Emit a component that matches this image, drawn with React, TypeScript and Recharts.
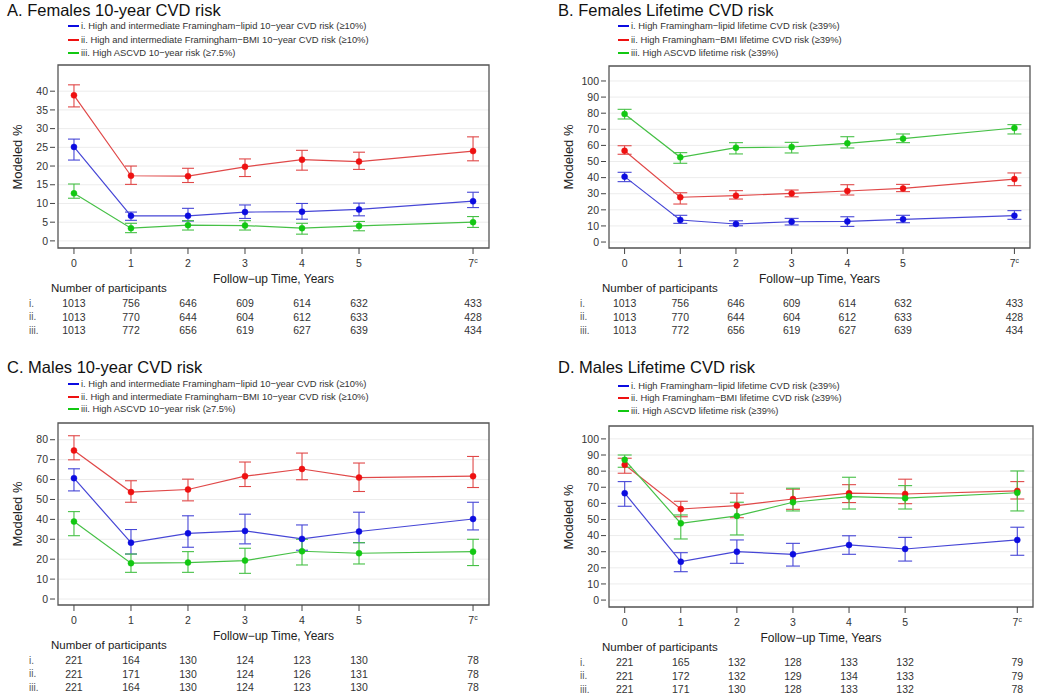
import React from "react";
import { LineChart, Line, XAxis, YAxis, CartesianGrid, ErrorBar, ReferenceArea } from "recharts";

const years = [0, 1, 2, 3, 4, 5, 7];

// A. Females 10-year
const aLipid = [25.1, 6.7, 6.7, 7.7, 7.8, 8.4, 10.6];
const aLipidLo = [21.6, 5.5, 5.3, 6.0, 5.8, 6.7, 8.9];
const aLipidHi = [27.2, 7.7, 8.7, 9.6, 10.0, 10.1, 13.0];
const aBmi = [38.9, 17.4, 17.3, 19.8, 21.7, 21.2, 24.0];
const aBmiLo = [35.8, 15.1, 15.6, 17.2, 18.9, 19.1, 21.4];
const aBmiHi = [41.7, 20.0, 19.4, 21.9, 24.2, 23.7, 27.8];
const aAscvd = [12.7, 3.4, 4.2, 4.1, 3.4, 4.0, 5.0];
const aAscvdLo = [11.4, 2.2, 2.9, 2.9, 1.8, 2.7, 3.6];
const aAscvdHi = [15.2, 4.7, 5.4, 5.4, 4.7, 5.2, 6.5];

// B. Females lifetime
const bLipid = [40.6, 13.7, 11.2, 12.6, 12.8, 14.1, 16.4];
const bLipidLo = [37.5, 11.6, 10.1, 10.6, 9.7, 12.0, 14.1];
const bLipidHi = [43.3, 16.6, 13.2, 14.7, 15.7, 16.6, 19.5];
const bBmi = [56.7, 27.8, 28.8, 30.2, 31.7, 33.3, 39.1];
const bBmiLo = [54.5, 23.6, 26.7, 28.1, 29.2, 31.3, 35.0];
const bBmiHi = [59.8, 30.6, 31.9, 32.3, 35.6, 35.8, 42.9];
const bAscvd = [79.5, 52.6, 58.6, 59.0, 61.3, 64.2, 70.8];
const bAscvdLo = [76.4, 48.9, 54.7, 55.3, 58.4, 61.7, 67.1];
const bAscvdHi = [82.4, 55.5, 61.7, 61.9, 65.4, 67.1, 72.9];

// C. Males 10-year
const cLipid = [60.7, 28.3, 33.0, 34.2, 30.2, 33.9, 40.2];
const cLipidLo = [54.3, 22.6, 26.0, 27.7, 24.5, 28.3, 34.7];
const cLipidHi = [65.4, 34.9, 41.8, 42.6, 37.2, 43.6, 48.6];
const cBmi = [74.6, 53.7, 55.0, 61.7, 65.3, 61.0, 61.7];
const cBmiLo = [69.9, 48.6, 49.3, 56.5, 59.9, 54.0, 56.0];
const cBmiHi = [82.0, 59.4, 60.2, 68.8, 73.3, 68.3, 71.6];
const cAscvd = [38.9, 18.0, 18.3, 19.3, 24.0, 23.0, 23.8];
const cAscvdLo = [31.8, 13.4, 13.4, 12.9, 17.1, 17.6, 16.8];
const cAscvdHi = [43.9, 22.6, 23.8, 25.5, 30.0, 28.3, 30.0];

// D. Males lifetime
const dLipid = [66.3, 23.8, 30.0, 28.4, 34.2, 31.7, 37.3];
const dLipidLo = [58.2, 17.6, 22.8, 21.1, 28.4, 24.2, 27.8];
const dLipidHi = [73.5, 29.4, 37.3, 35.2, 39.9, 38.9, 45.2];
const dBmi = [83.9, 56.5, 58.6, 62.7, 66.3, 65.8, 67.7];
const dBmiLo = [78.7, 51.7, 51.1, 56.3, 60.5, 59.8, 62.7];
const dBmiHi = [88.0, 61.3, 66.3, 68.8, 71.6, 75.0, 73.5];
const dAscvd = [87.0, 47.6, 52.2, 60.7, 64.2, 63.2, 66.6];
const dAscvdLo = [82.4, 37.9, 40.4, 55.3, 56.5, 56.5, 55.3];
const dAscvdHi = [90.0, 52.8, 60.7, 69.4, 76.2, 71.0, 80.1];

// participants per row (i, ii, iii)
const femaleN = [
  [1013, 756, 646, 609, 614, 632, 433],
  [1013, 770, 644, 604, 612, 633, 428],
  [1013, 772, 656, 619, 627, 639, 434],
];
const maleTenN = [
  [221, 164, 130, 124, 123, 130, 78],
  [221, 171, 130, 124, 126, 131, 78],
  [221, 164, 130, 124, 123, 130, 78],
];
const maleLifeN = [
  [221, 165, 132, 128, 133, 132, 79],
  [221, 172, 132, 129, 134, 133, 79],
  [221, 171, 130, 128, 133, 132, 78],
];

const tenYearLabels = [
  "i. High and intermediate Framingham\u2212lipid 10\u2212year CVD risk (\u226510%)",
  "ii. High and intermediate Framingham\u2212BMI 10\u2212year CVD risk (\u226510%)",
  "iii. High ASCVD 10\u2212year risk (\u22657.5%)",
];
const lifetimeLabels = [
  "i. High Framingham\u2212lipid lifetime CVD risk (\u226539%)",
  "ii. High Framingham\u2212BMI lifetime CVD risk (\u226539%)",
  "iii. High ASCVD lifetime risk (\u226539%)",
];
const rowNames = ["i.", "ii.", "iii."];

const ticks0to40 = [0, 5, 10, 15, 20, 25, 30, 35, 40];
const ticks0to80 = [0, 10, 20, 30, 40, 50, 60, 70, 80];
const ticks0to100 = [0, 10, 20, 30, 40, 50, 60, 70, 80, 90, 100];

const lineColors = ["#4646d6", "#e04848", "#46c046"];
const dotColors = ["#0c0ce0", "#ee1111", "#12c812"];
const FONT = "'Liberation Sans', Arial, Helvetica, sans-serif";

type Series = { v: number[]; lo: number[]; hi: number[] };

const build = (series: Series[]) =>
  years.map((t, i) => {
    const row: any = { t };
    series.forEach((s, k) => {
      row["s" + k] = s.v[i];
      row["e" + k] = [s.v[i] - s.lo[i], s.hi[i] - s.v[i]];
    });
    return row;
  });

const panels = [
  {
    title: "A. Females 10-year CVD risk", tx: 7, ty: 10, bx: 58, by: 65, bw: 431, bh: 183,
    yDomain: [-1.9, 47], yTicks: ticks0to40, cap: 6, labels: tenYearLabels, counts: femaleN,
    legX: 68, legY: [26, 39.5, 52.5],
    series: [
      { v: aLipid, lo: aLipidLo, hi: aLipidHi },
      { v: aBmi, lo: aBmiLo, hi: aBmiHi },
      { v: aAscvd, lo: aAscvdLo, hi: aAscvdHi },
    ],
  },
  {
    title: "B. Females Lifetime CVD risk", tx: 558, ty: 10, bx: 609, by: 66, bw: 421, bh: 182,
    yDomain: [-3.7, 109.3], yTicks: ticks0to100, cap: 7, labels: lifetimeLabels, counts: femaleN,
    legX: 618, legY: [26, 40, 53],
    series: [
      { v: bLipid, lo: bLipidLo, hi: bLipidHi },
      { v: bBmi, lo: bBmiLo, hi: bBmiHi },
      { v: bAscvd, lo: bAscvdLo, hi: bAscvdHi },
    ],
  },
  {
    title: "C. Males 10-year CVD risk", tx: 7, ty: 367, bx: 58, by: 423, bw: 431, bh: 182,
    yDomain: [-3, 88.4], yTicks: ticks0to80, cap: 6, labels: tenYearLabels, counts: maleTenN,
    legX: 68, legY: [384, 396.5, 409],
    series: [
      { v: cLipid, lo: cLipidLo, hi: cLipidHi },
      { v: cBmi, lo: cBmiLo, hi: cBmiHi },
      { v: cAscvd, lo: cAscvdLo, hi: cAscvdHi },
    ],
  },
  {
    title: "D. Males Lifetime CVD risk", tx: 558, ty: 367, bx: 609, by: 426, bw: 424, bh: 181,
    yDomain: [-4.3, 108], yTicks: ticks0to100, cap: 7, labels: lifetimeLabels, counts: maleLifeN,
    legX: 618, legY: [385.5, 398, 411],
    series: [
      { v: dLipid, lo: dLipidLo, hi: dLipidHi },
      { v: dBmi, lo: dBmiLo, hi: dBmiHi },
      { v: dAscvd, lo: dAscvdLo, hi: dAscvdHi },
    ],
  },
];

const Txt = ({ x, y, size, anchor = "start", color = "#222", rotate = false, children }: any) => (
  <div
    style={{
      position: "absolute", left: x, top: y, fontSize: size, lineHeight: 1, whiteSpace: "nowrap", color,
      transform: `translate(${anchor === "middle" ? "-50%" : "0"}, -50%)${rotate ? " rotate(-90deg)" : ""}`,
    }}
  >
    {children}
  </div>
);

const rowOffsets = [40, 53.4, 66.7];

const XTick = ({ x, y, payload, counts }: any) => {
  const i = years.indexOf(payload.value);
  return (
    <g>
      <text x={x} y={y} dy="0.71em" textAnchor="middle" fontSize={10.5} fill="#333" fontFamily={FONT}>
        {payload.value}
        {payload.value === 7 ? <tspan fontSize={7} dy={-4}>c</tspan> : null}
      </text>
      {counts.map((row: number[], r: number) => (
        <text key={r} x={x} y={y + rowOffsets[r]} dy="0.71em" textAnchor="middle" fontSize={10.5} fill="#333" fontFamily={FONT}>
          {row[i]}
        </text>
      ))}
    </g>
  );
};

const YTick = ({ x, y, payload }: any) => (
  <g>
    <line x1={x - 8} x2={x - 3} y1={y} y2={y} stroke="#444" />
    <text x={x - 10} y={y} dy="0.355em" textAnchor="end" fontSize={10.5} fill="#333" fontFamily={FONT}>
      {payload.value}
    </text>
  </g>
);

function Panel({ p }: { p: (typeof panels)[number] }) {
  const data = build(p.series);
  const xDomain = [-0.28, 7.28];
  const labelY = p.by + p.bh + 16;
  return (
    <>
      <Txt x={p.tx} y={p.ty} size={16.5} color="#111">{p.title}</Txt>
      {p.labels.map((l, k) => (
        <React.Fragment key={k}>
          <div style={{ position: "absolute", left: p.legX, top: Math.round(p.legY[k] - 1), width: 11, height: 2, background: dotColors[k] }} />
          <Txt x={p.legX + 13} y={p.legY[k]} size={9.4} color="#333">{l}</Txt>
        </React.Fragment>
      ))}
      <Txt x={p.bx - 41} y={p.by + p.bh / 2} size={13} anchor="middle" rotate color="#222">Modeled %</Txt>
      <Txt x={p.bx + p.bw / 2} y={p.by + p.bh + 31} size={12} anchor="middle" color="#222">Follow{"\u2212"}up Time, Years</Txt>
      <Txt x={p.bx - 7} y={labelY + 25} size={11.5} color="#222">Number of participants</Txt>
      {rowNames.map((r, k) => (
        <Txt key={r} x={p.bx - 29} y={labelY + rowOffsets[k]} size={10} color="#555">{r}</Txt>
      ))}
      <div style={{ position: "absolute", left: p.bx - 58, top: p.by - 10 }}>
        <LineChart
          width={p.bw + 58 + 15}
          height={p.bh + 10 + 95}
          data={data}
          margin={{ top: 10, right: 15, bottom: 5, left: 0 }}
        >
          <CartesianGrid vertical={false} stroke="#ececec" />
          <XAxis
            type="number"
            dataKey="t"
            domain={xDomain}
            allowDataOverflow
            ticks={years}
            interval={0}
            height={90}
            axisLine={false}
            tickSize={6}
            tickMargin={6}
            tickLine={{ stroke: "#444" }}
            tick={(props: any) => <XTick {...props} counts={p.counts} />}
          />
          <YAxis
            type="number"
            domain={p.yDomain}
            allowDataOverflow
            ticks={p.yTicks}
            interval={0}
            width={58}
            axisLine={false}
            tickLine={false}
            tickSize={0}
            tickMargin={0}
            tick={(props: any) => <YTick {...props} />}
          />
          {p.series.map((_, k) => (
            <Line
              key={k}
              type="linear"
              dataKey={"s" + k}
              stroke={lineColors[k]}
              strokeWidth={1.2}
              dot={{ r: 3, fill: dotColors[k], stroke: dotColors[k], strokeWidth: 0.5 }}
              isAnimationActive={false}
            >
              <ErrorBar dataKey={"e" + k} width={p.cap} stroke={lineColors[k]} strokeWidth={1.1} direction="y" isAnimationActive={false} />
            </Line>
          ))}
          <ReferenceArea
            x1={xDomain[0]}
            x2={xDomain[1]}
            y1={p.yDomain[0]}
            y2={p.yDomain[1]}
            fill="none"
            stroke="#555"
            strokeWidth={1.3}
            ifOverflow="visible"
          />
        </LineChart>
      </div>
    </>
  );
}

export default function App() {
  return (
    <div style={{ position: "absolute", left: 0, top: 0, width: 1050, height: 698, background: "#fff", fontFamily: FONT }}>
      {panels.map((p) => (
        <Panel key={p.title} p={p} />
      ))}
    </div>
  );
}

══════════════════════════════

WHAT YOU NEED TO DO ▸ Pictures are excluded; extract exactly the lines from the start of the data through the line that holds "const aAscvdHi = [15.2, 4.7, 5.4, 5.4, 4.7, 5.2, 6.5];", both ends included.

FINAL RESULT ▸
Emit a component that matches this image, drawn with React, TypeScript and Recharts.
import React from "react";
import { LineChart, Line, XAxis, YAxis, CartesianGrid, ErrorBar, ReferenceArea } from "recharts";

const years = [0, 1, 2, 3, 4, 5, 7];

// A. Females 10-year
const aLipid = [25.1, 6.7, 6.7, 7.7, 7.8, 8.4, 10.6];
const aLipidLo = [21.6, 5.5, 5.3, 6.0, 5.8, 6.7, 8.9];
const aLipidHi = [27.2, 7.7, 8.7, 9.6, 10.0, 10.1, 13.0];
const aBmi = [38.9, 17.4, 17.3, 19.8, 21.7, 21.2, 24.0];
const aBmiLo = [35.8, 15.1, 15.6, 17.2, 18.9, 19.1, 21.4];
const aBmiHi = [41.7, 20.0, 19.4, 21.9, 24.2, 23.7, 27.8];
const aAscvd = [12.7, 3.4, 4.2, 4.1, 3.4, 4.0, 5.0];
const aAscvdLo = [11.4, 2.2, 2.9, 2.9, 1.8, 2.7, 3.6];
const aAscvdHi = [15.2, 4.7, 5.4, 5.4, 4.7, 5.2, 6.5];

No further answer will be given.